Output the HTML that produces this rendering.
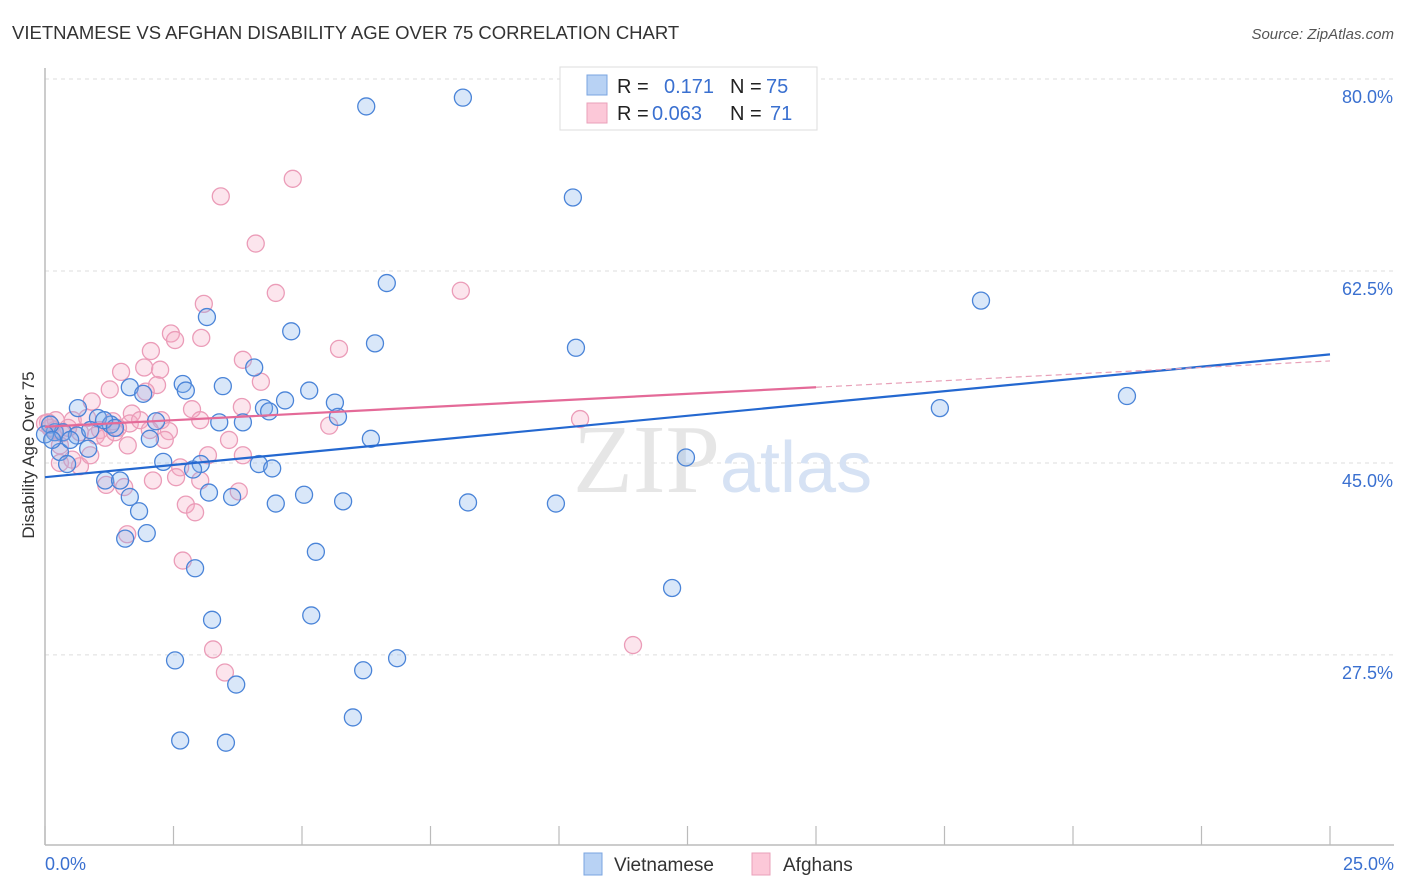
<!DOCTYPE html>
<html><head><meta charset="utf-8"><style>
body{margin:0;background:#fff;font-family:"Liberation Sans",sans-serif;}
svg{display:block}
</style></head><body>
<svg id="chart" width="1406" height="892">
<text x="12" y="39" font-size="18.5" fill="#333">VIETNAMESE VS AFGHAN DISABILITY AGE OVER 75 CORRELATION CHART</text>
<text x="1394" y="39" font-size="15" fill="#555" font-style="italic" text-anchor="end">Source: ZipAtlas.com</text>
<text x="34" y="455" font-size="17" fill="#333" text-anchor="middle" transform="rotate(-90 34 455)">Disability Age Over 75</text>
<g id="grid"></g>
<line x1="45" y1="68" x2="45" y2="845" stroke="#bbb" stroke-width="1.5"/>
<line x1="45" y1="845" x2="1394" y2="845" stroke="#bbb" stroke-width="1.5"/>
<g id="xticks"></g>
<text x="720" y="492" font-size="98" fill="#e6e6e6" text-anchor="end" font-family="Liberation Serif,serif">ZIP</text>
<text x="720" y="492" font-size="72" fill="#d6e2f4">atlas</text>
<g id="pink"></g><g id="blue"></g><g id="trends"></g>
<text x="45" y="870" font-size="18" fill="#3a70d0">0.0%</text>
<text x="1394" y="870" font-size="18" fill="#3a70d0" text-anchor="end">25.0%</text>
<rect x="584" y="853" width="18" height="22" fill="#b8d2f4" stroke="#7aa4e0"/>
<text x="614" y="871" font-size="19" fill="#333">Vietnamese</text>
<rect x="752" y="853" width="18" height="22" fill="#fcc8d8" stroke="#eaa0ba"/>
<text x="783" y="871" font-size="19" fill="#333">Afghans</text>
<g>
<rect x="560" y="67" width="257" height="63" fill="#fff" stroke="#ddd"/>
<rect x="587" y="75" width="20" height="20" fill="#b8d2f4" stroke="#7aa4e0"/>
<rect x="587" y="103" width="20" height="20" fill="#fcc8d8" stroke="#eaa0ba"/>
<text x="617" y="93" font-size="20" fill="#222">R = </text><text x="664" y="93" font-size="20" fill="#3a70d0">0.171</text>
<text x="730" y="93" font-size="20" fill="#222">N = </text><text x="766" y="93" font-size="20" fill="#3a70d0">75</text>
<text x="617" y="120" font-size="20" fill="#222">R = </text><text x="652" y="120" font-size="20" fill="#3a70d0">0.063</text>
<text x="730" y="120" font-size="20" fill="#222">N = </text><text x="770" y="120" font-size="20" fill="#3a70d0">71</text>
</g>
</svg>
<script>
const yTicks=[80,62.5,45,27.5];
const yTickLabels=["80.0%","62.5%","45.0%","27.5%"];
const blueX=[6.25,8.13,10.27,6.65,18.21,3.15,4.79,6.42,10.33,4.07,1.65,2.68,3.46,2.74,1.91,5.14,5.64,0.64,17.41,21.05,4.26,4.36,4.67,5.70,1.03,2.16,3.39,3.85,1.28,0.19,0.35,0.62,2.04,6.34,0.84,0.29,2.30,0.43,3.03,12.47,4.16,4.42,2.88,1.17,1.46,1.65,3.19,5.04,3.64,4.49,5.80,8.23,9.94,1.83,1.98,1.56,5.27,2.92,12.20,3.25,5.18,2.53,6.19,6.85,3.72,5.99,2.63,3.52,0.10,0.0,0.14,1.15,1.36,0.49,0.88];
const blueY=[77.5,78.3,69.2,61.4,59.8,58.3,57.0,55.9,55.5,53.7,51.9,52.2,52.0,51.6,51.3,51.6,50.5,50.0,50.0,51.1,50.0,49.7,50.7,49.2,49.1,48.8,48.7,48.7,48.5,47.8,47.8,47.5,47.2,47.2,46.3,46.0,45.1,44.9,44.9,45.5,44.9,44.5,44.4,43.4,43.4,41.9,42.3,42.1,41.9,41.3,41.5,41.4,41.3,40.6,38.6,38.1,36.9,35.4,33.6,30.7,31.1,27.0,26.1,27.2,24.8,21.8,19.7,19.5,48.5,47.6,47.1,48.9,48.2,47.1,48.0];
const pinkX=[4.82,3.42,4.10,4.49,8.09,3.09,2.45,3.04,2.06,5.72,3.85,1.93,1.48,2.18,4.20,1.26,1.96,0.91,2.86,3.83,1.69,2.26,1.32,0.54,0.82,1.65,0.06,0.19,0.33,0.68,1.07,1.42,2.41,3.58,5.53,10.41,3.17,0.29,0.68,2.63,2.55,2.10,1.54,1.19,2.74,2.92,3.77,1.60,2.68,3.27,3.50,11.44,0.10,0.45,0.99,1.17,2.33,0.21,0.0,1.36,1.85,0.53,0.88,3.02,3.85,2.24,2.53,3.02,1.61,2.04,0.29];
const pinkY=[70.9,69.3,65.0,60.5,60.7,59.5,56.8,56.4,55.2,55.4,54.4,53.7,53.3,52.1,52.4,51.7,51.5,50.6,49.9,50.1,49.5,48.9,48.8,48.9,49.1,48.6,48.7,48.0,47.7,47.8,48.0,48.2,47.9,47.1,48.4,49.0,45.7,45.0,44.7,44.6,43.7,43.4,42.8,43.0,41.2,40.5,42.4,38.5,36.1,28.0,25.9,28.4,48.2,48.2,47.5,47.3,47.1,48.9,48.6,47.8,48.9,45.3,45.7,43.4,45.7,53.5,56.2,48.9,46.6,48.0,46.6];
const blueTrend=[43.7,54.9];
const pinkTrend=[48.3,54.3];
const pinkSolidEnd=15;
const xTicks=[0,2.5,5,7.5,10,12.5,15,17.5,20,22.5,25];

const NS="http://www.w3.org/2000/svg";
const X=v=>45+v*51.4;
const Y=v=>79+(80-v)*10.97;
function mk(tag,attrs,parent){const e=document.createElementNS(NS,tag);for(const k in attrs)e.setAttribute(k,attrs[k]);document.getElementById(parent).appendChild(e);return e;}

yTicks.forEach((t,i)=>{
  const l=mk('line',{x1:45,x2:1394,y1:Y(t),y2:Y(t),stroke:'#ddd','stroke-dasharray':'4,4'},'grid');
  
  
  const tx=mk('text',{x:1393,y:Y(t)+24,'font-size':18,fill:'#3a70d0','text-anchor':'end'},'grid');
  tx.textContent=yTickLabels[i];
  
  
});
xTicks.forEach(t=>{
  const l=mk('line',{x1:X(t),x2:X(t),y1:826,y2:845,stroke:'#bbb','stroke-width':1.2},'xticks');
  
  
});
pinkX.forEach((v,i)=>{
  const c=mk('circle',{cx:X(v),cy:Y(pinkY[i]),r:8.5,fill:'rgba(246,170,195,0.3)',stroke:'#eb9cb8','stroke-width':1.3},'pink');
  
  
});
blueX.forEach((v,i)=>{
  const c=mk('circle',{cx:X(v),cy:Y(blueY[i]),r:8.5,fill:'rgba(130,175,235,0.3)',stroke:'#4a84d8','stroke-width':1.3},'blue');
  
  
});
const bt=mk('line',{x1:X(0),y1:Y(blueTrend[0]),x2:X(25),y2:Y(blueTrend[1]),stroke:'#2468d0','stroke-width':2.2},'trends');


const pm=pinkTrend[0]+(pinkTrend[1]-pinkTrend[0])*pinkSolidEnd/25;
const pt=mk('line',{x1:X(0),y1:Y(pinkTrend[0]),x2:X(pinkSolidEnd),y2:Y(pm),stroke:'#e46a98','stroke-width':2.2},'trends');


const pd=mk('line',{x1:X(pinkSolidEnd),y1:Y(pm),x2:X(25),y2:Y(pinkTrend[1]),stroke:'#e8a0b8','stroke-width':1.2,'stroke-dasharray':'6,4'},'trends');


</script>
</body></html>
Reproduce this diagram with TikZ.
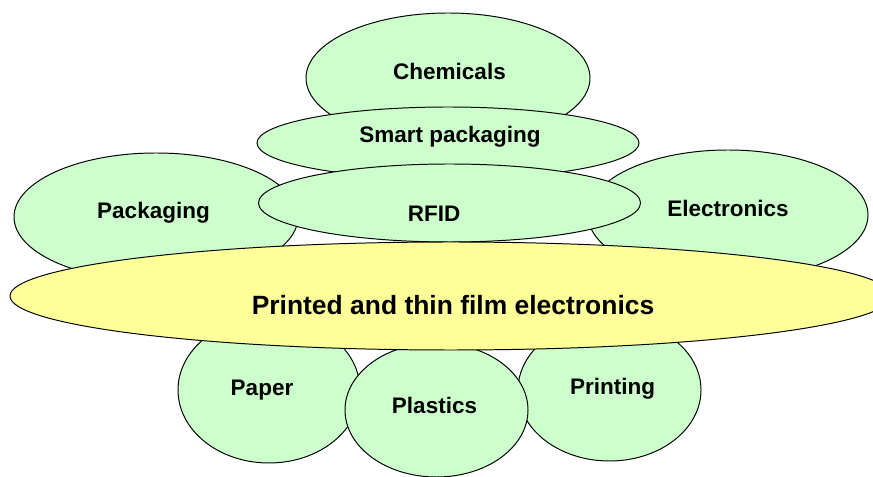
\documentclass[tikz,border=0pt]{standalone}
\usepackage{fontspec}
\setmainfont{Liberation Sans}
\definecolor{leafgreen}{HTML}{CCFFCC}
\definecolor{lemon}{HTML}{FFFF99}
\begin{document}
\begin{tikzpicture}[x=0.025cm, y=-0.025cm,
    blob/.style={draw=black, fill=leafgreen, line width=0.7pt},
    core/.style={draw=black, fill=lemon, line width=0.7pt},
    field/.style={anchor=base, font=\bfseries\fontsize{16}{19}\selectfont},
    topic/.style={anchor=base, font=\bfseries\fontsize{18.8}{22}\selectfont}]

    \useasboundingbox (0,0) rectangle (873,477);

    % Side fields
    \draw[blob] (156,217) ellipse [x radius=142, y radius=64];
    \node[field] (packaging) at (153.5,219) {Packaging};
    \draw[blob] (728,215) ellipse [x radius=140, y radius=65];
    \node[field] (electronics) at (728,217) {Electronics};

    % Upper stack
    \draw[blob] (448,78) ellipse [x radius=142, y radius=65];
    \node[field] (chemicals) at (449.5,80) {Chemicals};
    \draw[blob] (448,143) ellipse [x radius=191, y radius=36];
    \node[field] (smart) at (450,143) {Smart packaging};
    \draw[blob] (449.5,203) ellipse [x radius=191, y radius=39];
    \node[field] (rfid) at (434,222) {RFID};

    % Lower fields
    \draw[blob] (269,390) ellipse [x radius=91, y radius=73];
    \node[field] (paper) at (262,396) {Paper};
    \draw[blob] (609.5,390) ellipse [x radius=91.5, y radius=71];
    \node[field] (printing) at (612.5,395) {Printing};
    \draw[blob] (436.5,410) ellipse [x radius=91.5, y radius=67];
    \node[field] (plastics) at (434.5,413) {Plastics};

    % Central ellipse
    \draw[core] (451,296) ellipse [x radius=441, y radius=54];
    \node[topic] (printed) at (453,315) {Printed and thin film electronics};

\end{tikzpicture}
\end{document}
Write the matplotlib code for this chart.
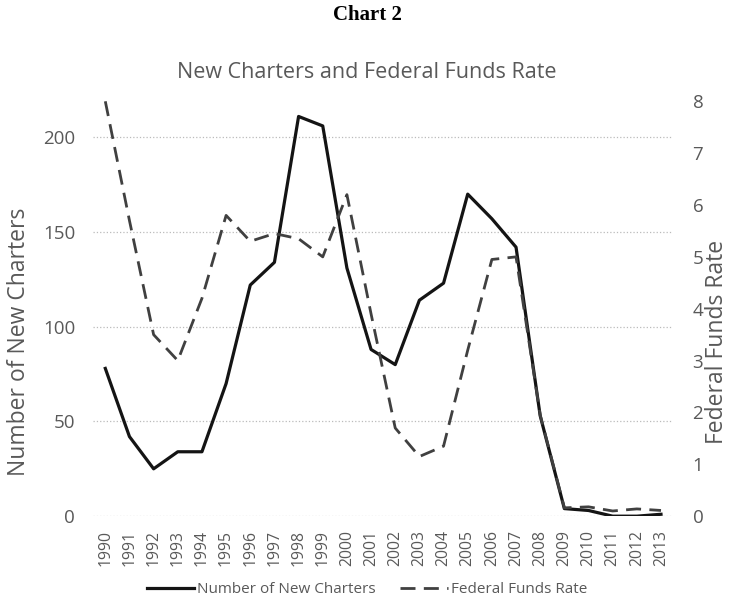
import numpy as np
from matplotlib import pyplot as plt

plt.rcParams['font.family'] = ['Open Sans', 'DejaVu Sans']

years = [str(y) for y in range(1990, 2014)]
charters = [78, 42, 25, 34, 34, 70, 122, 134, 211, 206, 131, 88, 80, 114, 123,
            170, 157, 142, 53, 4, 3, 0, 0, 1]
fed_rate = [8.0, 5.7, 3.5, 3.0, 4.2, 5.8, 5.3, 5.45, 5.35, 5.0, 6.2, 3.9, 1.7,
            1.15, 1.35, 3.2, 4.95, 5.0, 1.95, 0.16, 0.18, 0.1, 0.14, 0.11]

grey = '#595959'

fig = plt.figure(figsize=(7.34, 6.03), dpi=100)
# plot area: x 93..673 px, y 101..516 px
ax = fig.add_axes([0.127, 0.144, 0.79, 0.688])
ax2 = ax.twinx()

x = np.arange(len(years))
l1, = ax.plot(x, charters, color='#141414', lw=2.3, label='Number of New Charters')
l2, = ax2.plot(x, fed_rate, color='#404040', lw=2.0, dashes=(5.4, 3),
               label='Federal Funds Rate')

ax.set_xlim(-0.5, len(years) - 0.5)
ax.set_ylim(0, 219)
ax.set_yticks([0, 50, 100, 150, 200])
ax2.set_ylim(0, 8)
ax2.set_yticks(range(0, 9))

ax.set_xticks(x)
ax.set_xticklabels(years, rotation=90)
ax.grid(axis='y', color='#bbbbbb', ls=':', lw=0.9)
ax.set_axisbelow(True)

for a in (ax, ax2):
    for s in a.spines.values():
        s.set_visible(False)
    a.tick_params(length=0, colors=grey, labelsize=13.5)
ax.tick_params(axis='x', labelsize=11.3, pad=10)
ax.tick_params(axis='y', pad=13)
ax2.tick_params(axis='y', pad=14)

ax.set_ylabel('Number of New Charters', color=grey, fontsize=16.5)
ax.yaxis.set_label_coords(-0.107, 0.42)
ax2.set_ylabel('Federal Funds Rate', color=grey, fontsize=16.5)
ax2.yaxis.set_label_coords(1.055, 0.42)

fig.text(0.5, 0.975, 'Chart 2', ha='center', va='center', fontsize=15,
         fontweight='bold', family='Liberation Serif')
fig.text(0.5, 0.88, 'New Charters and Federal Funds Rate', ha='center',
         va='center', fontsize=15.5, color=grey)

fig.legend(handles=[l1, l2], loc='center', bbox_to_anchor=(0.5, 0.022),
           ncol=2, frameon=False, fontsize=11, labelcolor=grey,
           handlelength=3.1, handletextpad=0.2, columnspacing=1.6)

fig.savefig('out.png', dpi=100)
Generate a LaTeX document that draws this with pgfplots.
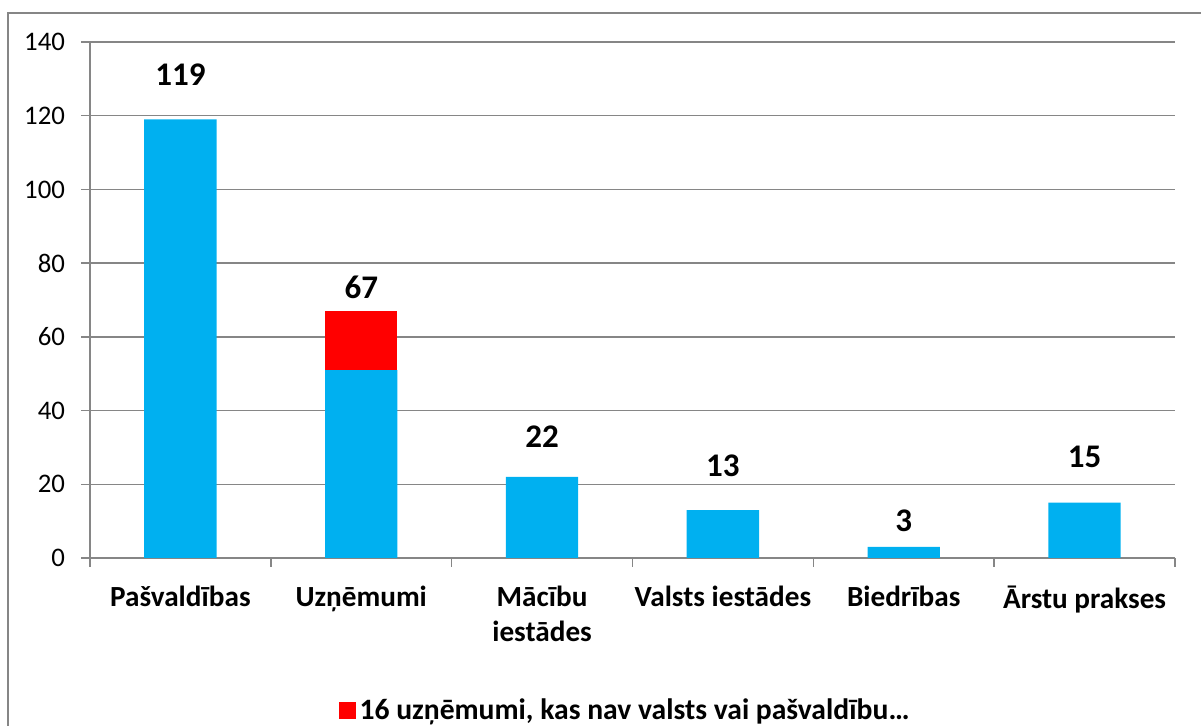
\documentclass[border=0pt]{standalone}
\usepackage{pgfplots}
\pgfplotsset{compat=1.18}
\usepackage{fontspec}
\setmainfont{Carlito}
\definecolor{barblue}{HTML}{00B0F0}
\definecolor{barred}{HTML}{FF0000}
\definecolor{linegray}{HTML}{868686}
\tikzset{vlabel/.style={font=\fontsize{16.5}{19}\selectfont\bfseries}}
\begin{document}
\begin{tikzpicture}
\clip (0,0) rectangle (600.5pt,363pt);
\draw[linegray, line width=0.75pt] (4pt,-10pt) rectangle (620pt,356.5pt);
\begin{axis}[
  at={(45pt,84pt)}, anchor=south west,
  scale only axis, width=542.5pt, height=258pt,
  ybar stacked, bar width=0.4,
  xmin=-0.5, xmax=5.5, ymin=0, ymax=140,
  ytick={0,20,...,140},
  ymajorgrids, grid style={linegray, line width=0.75pt},
  axis x line*=bottom, axis y line*=left,
  axis line style={linegray, line width=0.75pt},
  tick style={linegray, line width=0.75pt},
  tick align=outside, major tick length=4.5pt,
  xtick={-0.5,0.5,1.5,2.5,3.5,4.5,5.5}, xticklabels={},
  extra x ticks={0,1,2,3,4,5},
  extra x tick labels={Pašvaldības, Uzņēmumi, {Mācību\\iestādes}, Valsts iestādes, Biedrības, Ārstu prakses},
  extra x tick style={tick style={draw=none}},
  xticklabel style={align=center, font=\fontsize{14.6}{17.5}\selectfont\bfseries, text=black, yshift=-6pt},
  yticklabel style={font=\fontsize{13.4}{15}\selectfont, text=black, xshift=-4.5pt},
  /pgf/number format/assume math mode=true,
  legend style={at={(0.494,-0.2965)}, anchor=center, draw=none, fill=none,
    font=\fontsize{14.8}{17}\selectfont\bfseries, inner sep=0pt},
  legend cell align=left,
  legend image code/.code={\fill[barred] (0pt,-4.25pt) rectangle (8.5pt,4.25pt);},
]
\addplot[fill=barblue, draw=none] coordinates {(0,119) (1,51) (2,22) (3,13) (4,3) (5,15)};
\addplot[fill=barred, draw=none] coordinates {(0,0) (1,16) (2,0) (3,0) (4,0) (5,0)};
\legend{,{16 uzņēmumi, kas nav valsts vai pašvaldību…}}
\node[vlabel] at (axis cs:0,131) {119};
\node[vlabel] at (axis cs:1,73.5) {67};
\node[vlabel] at (axis cs:2,32.8) {22};
\node[vlabel] at (axis cs:3,25) {13};
\node[vlabel] at (axis cs:4,10.2) {3};
\node[vlabel] at (axis cs:5,27.4) {15};
\end{axis}
\end{tikzpicture}
\end{document}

====

Track down every line with the word "matplotlib" and copy it.

Write the matplotlib code for this chart.
from matplotlib import pyplot as plt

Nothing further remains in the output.